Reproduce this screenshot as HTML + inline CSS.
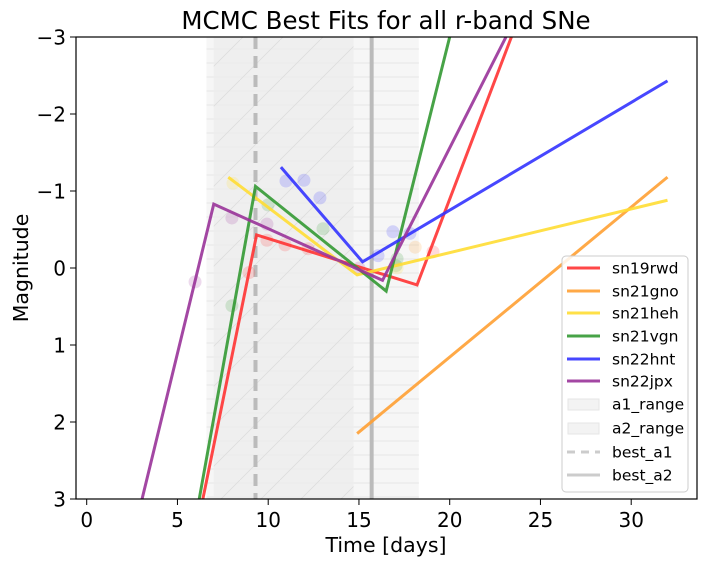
<!DOCTYPE html>
<html><head><meta charset="utf-8"><style>
body{margin:0;background:#fff;}
svg text{font-family:"DejaVu Sans","Liberation Sans",sans-serif;}
</style></head><body>
<svg id="chart" width="706" height="564" xmlns="http://www.w3.org/2000/svg">
<defs>
<pattern id="diag" width="40" height="40" patternUnits="userSpaceOnUse"><path d="M0,40 L40,0" stroke="#ddd" stroke-width="0.8"/></pattern>
<pattern id="horiz" width="10" height="14" patternUnits="userSpaceOnUse"><path d="M0,7 L10,7" stroke="#e2e2e2" stroke-width="0.8"/></pattern>
<clipPath id="clip"><rect x="76" y="37" width="621" height="462"/></clipPath>
</defs>
<text x="386" y="29" font-size="24.5" text-anchor="middle">MCMC Best Fits for all r-band SNe</text>
<g id="plot" clip-path="url(#clip)"></g>
<rect x="76" y="37" width="621" height="462" fill="none" stroke="#000" stroke-width="1.2"/>
<g id="axes"></g>
<text x="386" y="552" font-size="20.5" text-anchor="middle">Time [days]</text>
<text transform="translate(28,268) rotate(-90)" font-size="20.5" text-anchor="middle">Magnitude</text>
<g>
<rect x="562" y="256" width="126" height="236" rx="4" fill="#fff" fill-opacity="0.85" stroke="#ccc"/>
<g id="legend"></g>
</g>
</svg>
<script>
const seriesNames=["sn19rwd","sn21gno","sn21heh","sn21vgn","sn22hnt","sn22jpx"];
const seriesColors=["#ff3333","#ffa033","#ffdd33","#339933","#3333ff","#993399"];
const sn19rwdX=[6.4,9.36,18.2,23.4]; const sn19rwdY=[3,-0.43,0.22,-3];
const sn21gnoX=[14.9,32]; const sn21gnoY=[2.15,-1.18];
const sn21hehX=[7.8,14.9,32]; const sn21hehY=[-1.18,0.09,-0.88];
const sn21vgnX=[6.2,9.3,16.5,20]; const sn21vgnY=[3,-1.06,0.3,-3];
const sn22hntX=[10.7,15.2,32]; const sn22hntY=[-1.31,-0.08,-2.43];
const sn22jpxX=[3.05,7.0,16.3,23.1]; const sn22jpxY=[3,-0.83,0.16,-3];
const pointX=[10.98,11.97,12.85,16.87,16.05,17.81, 5.97,8.0,9.93, 9.93,10.93,12.2,8.94,19.08, 9.99,13.02,8.0,17.1,17.04, 8.06,17.1, 18.1, 15.0];
const pointY=[-1.13,-1.14,-0.91,-0.47,-0.16,-0.45, 0.18,-0.65,-0.57, -0.36,-0.30,-0.25,0.06,-0.21, -0.82,-0.51,0.49,-0.12,-0.03, -1.10,0.0, -0.27, 0.0];
const pointSeries=[4,4,4,4,4,4,5,5,5,0,0,0,0,0,3,3,3,3,3,2,2,1,5];
const xTicks=[0,5,10,15,20,25,30];
const yTicks=[-3,-2,-1,0,1,2,3];
const a1Range=[7.0,14.7], a2Range=[6.6,18.3], bestA1=9.3, bestA2=15.7;

const NS="http://www.w3.org/2000/svg";
const sx=d=>86.7+d*18.15;
const sy=m=>268+m*77;
function mk(tag,attrs,parent){const e=document.createElementNS(NS,tag);for(const k in attrs)e.setAttribute(k,attrs[k]);parent.appendChild(e);return e;}
const plot=document.getElementById('plot'), axes=document.getElementById('axes'), leg=document.getElementById('legend');

let r=mk('rect',{x:sx(a2Range[0]),y:37,width:sx(a2Range[1])-sx(a2Range[0]),height:462,fill:'#f6f6f6'},plot);


mk('rect',{x:sx(a2Range[0]),y:37,width:sx(a2Range[1])-sx(a2Range[0]),height:462,fill:'url(#horiz)'},plot);
r=mk('rect',{x:sx(a1Range[0]),y:37,width:sx(a1Range[1])-sx(a1Range[0]),height:462,fill:'#ececec',"fill-opacity":0.7},plot);


mk('rect',{x:sx(a1Range[0]),y:37,width:sx(a1Range[1])-sx(a1Range[0]),height:462,fill:'url(#diag)'},plot);
r=mk('line',{x1:sx(bestA1),x2:sx(bestA1),y1:37,y2:499,stroke:'#bbb','stroke-width':4,'stroke-dasharray':'12,7'},plot);


r=mk('line',{x1:sx(bestA2),x2:sx(bestA2),y1:37,y2:499,stroke:'#bbb','stroke-width':4},plot);



for(let i=0;i<pointX.length;i++){
  const c=mk('circle',{cx:sx(pointX[i]),cy:sy(pointY[i]),r:6.5,fill:seriesColors[pointSeries[i]],'fill-opacity':0.18},plot);
  
  
}
const sX=[sn19rwdX,sn21gnoX,sn21hehX,sn21vgnX,sn22hntX,sn22jpxX];
const sY=[sn19rwdY,sn21gnoY,sn21hehY,sn21vgnY,sn22hntY,sn22jpxY];
for(let s=0;s<6;s++){
  const pts=sX[s].map((x,i)=>sx(x)+','+sy(sY[s][i])).join(' ');
  const p=mk('polyline',{points:pts,fill:'none',stroke:seriesColors[s],'stroke-width':3,'stroke-opacity':0.9},plot);
  
  
}
xTicks.forEach(t=>{
  mk('line',{x1:sx(t),x2:sx(t),y1:499,y2:505,stroke:'#000'},axes);
  const tx=mk('text',{x:sx(t),y:527,'font-size':20,'text-anchor':'middle'},axes);tx.textContent=t;
  
  
});
yTicks.forEach(t=>{
  mk('line',{x1:70,x2:76,y1:sy(t),y2:sy(t),stroke:'#000'},axes);
  const tx=mk('text',{x:66,y:sy(t)+7.5,'font-size':20,'text-anchor':'end'},axes);tx.textContent=(t<0?'\u2212'+(-t):t);
  
  
});
const legY=[268,291,313,336,359,381,404,428,452,475];
const legLabels=seriesNames.concat(["a1_range","a2_range","best_a1","best_a2"]);
legLabels.forEach((lab,i)=>{
  const y=legY[i];
  if(i<6) mk('line',{x1:567,x2:600,y1:y,y2:y,stroke:seriesColors[i],'stroke-width':3,'stroke-opacity':0.9},leg);
  else if(i<8){mk('rect',{x:568,y:y-5,width:31,height:11,fill:'#f3f3f3',stroke:'#e6e6e6'},leg);}
  else mk('line',{x1:567,x2:600,y1:y,y2:y,stroke:'#ccc','stroke-width':3,'stroke-dasharray':i==8?'8,6':'none'},leg);
  const t=mk('text',{x:612,y:y+5.5,'font-size':15.5},leg);t.textContent=lab;
  
  
});
</script>
</body></html>
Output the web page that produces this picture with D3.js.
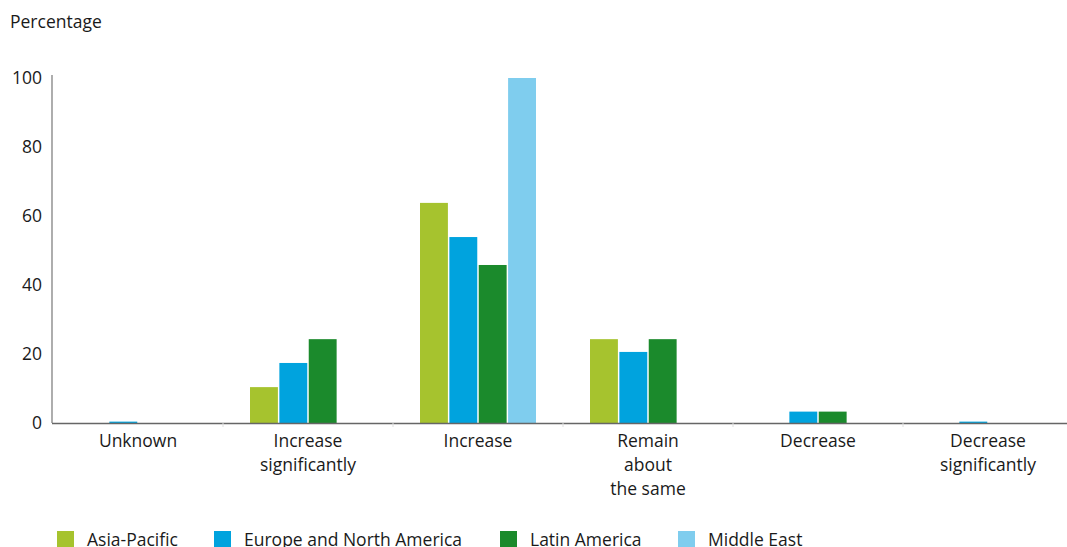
<!DOCTYPE html>
<html><head><meta charset="utf-8">
<script src="https://cdn.jsdelivr.net/npm/d3@7"></script>
<style>body{margin:0;background:#fff;} svg{display:block;} text{font-family:"Open Sans",sans-serif;fill:#1a1a1a;}</style>
</head><body>
<svg id="c" width="1067" height="547"></svg>
<script>
const categories = ["Unknown", "Increase\nsignificantly", "Increase", "Remain\nabout\nthe same", "Decrease", "Decrease\nsignificantly"];
const seriesNames = ["Asia-Pacific", "Europe and North America", "Latin America", "Middle East"];
const asiaPacific = [0, 10.4, 63.8, 24.3, 0, 0];
const europeNorthAmerica = [0.4, 17.4, 53.9, 20.6, 3.3, 0.4];
const latinAmerica = [0, 24.3, 45.8, 24.3, 3.3, 0];
const middleEast = [0, 0, 100, 0, 0, 0];
const yTicks = [0, 20, 40, 60, 80, 100];
const colors = ["#a6c32e", "#00a3de", "#1b8a2c", "#7fcdee"];

const seriesValues = [asiaPacific, europeNorthAmerica, latinAmerica, middleEast];
const svg = d3.select("#c");
const mLeft = 52, mRight = 1067, mTop = 78, mBottom = 423;
const FS = 17.5;

const x0 = d3.scaleBand().domain(categories).range([53, 1073]).padding(0);
const bw = x0.bandwidth();
const x1 = d3.scaleBand().domain(seriesNames).range([bw/2 - 58, bw/2 + 58]).paddingInner(0.05).paddingOuter(0);
const y = d3.scaleLinear().domain([0, 100]).range([mBottom, mTop]);

// y axis line
svg.append("line").attr("x1", mLeft).attr("x2", mLeft).attr("y1", 75).attr("y2", mBottom)
  .attr("stroke", "#777").attr("stroke-width", 1.2);

// y tick labels
svg.append("g").selectAll("text").data(yTicks).join("text")
  .attr("x", 42).attr("y", d => y(d)).attr("dy", "0.35em")
  .attr("text-anchor", "end").attr("font-size", FS).text(d => d);

svg.append("text").attr("x", 10).attr("y", 28).attr("font-size", FS).text("Percentage");

// bars
const g = svg.append("g");
categories.forEach((c, i) => {
  seriesNames.forEach((s, j) => {
    const v = seriesValues[j][i];
    if (v <= 0) return;
    g.append("rect")
      .attr("x", x0(c) + x1(s))
      .attr("width", x1.bandwidth())
      .attr("y", y(v))
      .attr("height", y(0) - y(v))
      .attr("fill", colors[j]);
  });
});

// x axis line
svg.append("line").attr("x1", mLeft).attr("x2", mRight).attr("y1", mBottom + 0.5).attr("y2", mBottom + 0.5)
  .attr("stroke", "#666").attr("stroke-width", 1.4);

// faint ticks between categories
svg.append("g").selectAll("line").data(categories.slice(1)).join("line")
  .attr("x1", d => x0(d)).attr("x2", d => x0(d)).attr("y1", mBottom).attr("y2", mBottom + 4)
  .attr("stroke", "#ddd");

// x labels
const xl = svg.append("g");
categories.forEach(c => {
  const lines = c.split("\n");
  const t = xl.append("text").attr("x", x0(c) + bw/2).attr("y", 447)
    .attr("text-anchor", "middle").attr("font-size", FS);
  lines.forEach((ln, k) => {
    t.append("tspan").attr("x", x0(c) + bw/2).attr("dy", k === 0 ? 0 : 24).text(ln);
  });
});

// legend
const legX = [57, 214, 500, 678];
const lg = svg.append("g");
seriesNames.forEach((s, j) => {
  lg.append("rect").attr("x", legX[j]).attr("y", 531).attr("width", 17).attr("height", 17).attr("fill", colors[j]);
  lg.append("text").attr("x", legX[j] + 30).attr("y", 546).attr("font-size", FS).text(s);
});
</script>
</body></html>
══════════════════════════════
Gather each line of the listing containing the word "this" and show it.

Reproduce this screenshot as HTML + inline CSS.
Output the web page that produces this picture with D3.js.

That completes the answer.